The sharp and crystal clear images you saw in store which enticed you to buy the Plasma or LCD TV in the first place was actually fed with a DVD source. DVD being digital in format would feed a digital content to the flat-panel TV which is also a digital device, thus producing super sharp images.

Astro on the other hand is still analogue. And when an analogue source is entered into a digital flat-panel TV the picture is definitely not only not sharp, it is blurred. To make matters worse, most flat- panel TVs are in wide-screen format which is termed as 16:9 format.

But Astro, being analogue, transmits the picture in a 4:3 format, thus resulting in images elongated. You will see images of human beings as being thin and tall, sort of stretched unnaturally.

This shocks many people as the flat-panel TV you buy is expensive. Most people feel they have been shortchanged as what was displayed in store which enticed the buyer was completely different from what appears in your house.

To make matters worse, most people watch Astro most of the time on their flat-panel TVs and not much DVDs which provide digital content.

As our consumer laws are in the primitive stage, a buyer cannot return the item claiming dissatisfaction with the fact that the item did not correspond to what was advertised in the first place in the shop.

In virtually every other country in the world, satellite or cable TV providers have moved their operations to digital format. In Malaysia, being a monopoly, Astro seems to be taking too long moving to the digital format.

Though flat-panel digital TVs have been sold rampantly for years now, our sole satellite provider has not taken the initiative to inform the public about their official plans to move to the digital format.
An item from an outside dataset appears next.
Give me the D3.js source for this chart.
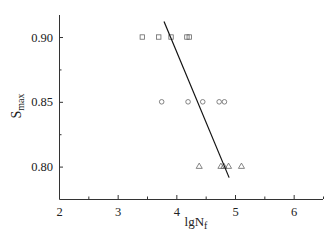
<!DOCTYPE html>
<html>
<head>
<meta charset="utf-8">
<script src="https://cdn.jsdelivr.net/npm/d3@7"></script>
<style>
  body { margin: 0; background: #fff; }
  svg text { font-family: "Liberation Serif", "Times New Roman", serif; fill: #222; }
</style>
</head>
<body>
<div id="chart"></div>
<script>
// ─── data ────────────────────────────────────────────────────────────────────
const squareX = [3.42, 3.70, 3.91, 4.18, 4.22];
const squareY = [0.90, 0.90, 0.90, 0.90, 0.90];
const circleX = [3.75, 4.20, 4.45, 4.73, 4.82];
const circleY = [0.85, 0.85, 0.85, 0.85, 0.85];
const triX = [4.39, 4.76, 4.81, 4.89, 5.11];
const triY = [0.80, 0.80, 0.80, 0.80, 0.80];
const fitX = [3.79, 4.90];
const fitY = [0.912, 0.7915];
const xTicks = [2, 3, 4, 5, 6];
const yTicks = [0.80, 0.85, 0.90];

const width = 329, height = 244;
const margin = { left: 59, right: 6, top: 15, bottom: 45 };
const FONT = '"Liberation Serif", "Times New Roman", serif';

const svg = d3.select("#chart").append("svg")
    .attr("width", width)
    .attr("height", height);

const x = d3.scaleLinear().domain([2, 6.5]).range([margin.left, width - margin.right]);
const y = d3.scaleLinear().domain([0.775, 0.917]).range([height - margin.bottom, margin.top]);

// axes, ticks pointing inward
const xAxis = d3.axisBottom(x).tickValues(xTicks).tickSize(-4).tickPadding(8).tickFormat(d3.format("d"));
const xMinor = d3.axisBottom(x).tickValues([2.5, 3.5, 4.5, 5.5, 6.5]).tickSize(-2.5).tickFormat("");
const yAxis = d3.axisLeft(y).tickValues(yTicks).tickSize(-4).tickPadding(6).tickFormat(d3.format(".2f"));
const yMinor = d3.axisLeft(y).tickValues([0.825, 0.875]).tickSize(-2.5).tickFormat("");

function styleAxis(sel) {
    sel.attr("font-family", FONT);
    sel.select(".domain").remove();
    sel.selectAll(".tick line").attr("stroke", "#333");
    sel.selectAll(".tick text").style("font-size", "12.5px").attr("fill", "#222");
}

const x0 = x.range()[0], x1 = x.range()[1];
const yb = y.range()[0], ytop = y.range()[1];

svg.append("g").attr("transform", `translate(0,${yb})`).call(xAxis).call(styleAxis);
svg.append("g").attr("transform", `translate(0,${yb})`).call(xMinor).call(styleAxis);
svg.append("g").attr("transform", `translate(${x0},0)`).call(yAxis).call(styleAxis);
svg.append("g").attr("transform", `translate(${x0},0)`).call(yMinor).call(styleAxis);

// axis lines (left and bottom only)
svg.append("path")
    .attr("fill", "none")
    .attr("stroke", "#333")
    .attr("stroke-width", 1)
    .attr("d", `M${x0 + 0.5},${ytop}V${yb + 0.5}H${x1}`);

// markers
const mk = svg.append("g").attr("fill", "none").attr("stroke", "#666").attr("stroke-width", 0.8);

mk.selectAll("rect").data(d3.zip(squareX, squareY)).join("rect")
    .attr("x", d => x(d[0]) - 2.2)
    .attr("y", d => y(d[1]) - 2.2)
    .attr("width", 4.4)
    .attr("height", 4.4);

mk.selectAll("circle").data(d3.zip(circleX, circleY)).join("circle")
    .attr("cx", d => x(d[0]))
    .attr("cy", d => y(d[1]))
    .attr("r", 2.3);

const triangle = d3.symbol().type(d3.symbolTriangle).size(16);
mk.selectAll("path.tri").data(d3.zip(triX, triY)).join("path")
    .attr("class", "tri")
    .attr("d", triangle)
    .attr("transform", d => `translate(${x(d[0])},${y(d[1])})`);

// fitted line
svg.append("path")
    .datum(d3.zip(fitX, fitY))
    .attr("fill", "none")
    .attr("stroke", "#111")
    .attr("stroke-width", 1.2)
    .attr("d", d3.line().x(d => x(d[0])).y(d => y(d[1])));

// axis titles
const xt = svg.append("text")
    .attr("x", 196)
    .attr("y", 226)
    .attr("text-anchor", "middle")
    .style("font-size", "13px");
xt.append("tspan").text("lgN");
xt.append("tspan").attr("dy", 3).style("font-size", "10px").text("f");

const yt = svg.append("text")
    .attr("transform", `translate(21,106) rotate(-90)`)
    .attr("text-anchor", "middle")
    .style("font-size", "14px");
yt.append("tspan").text("S");
yt.append("tspan").attr("dy", 3).style("font-size", "10px").text("max");
</script>
</body>
</html>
In the meantime, all flat-panel TV buyers, having forked out thousands of ringgit for their new device, have to suffer with a substandard quality of image due to the fact that Astro transmits in analogue format.

The government should step in and push this satellite provider to move to the digital format quickly for it was the government in the first place who encouraged a sole monopoly to provide satellite services in Malaysia.

It was not pro-active in promoting several players in the market so to encourage the element of competition.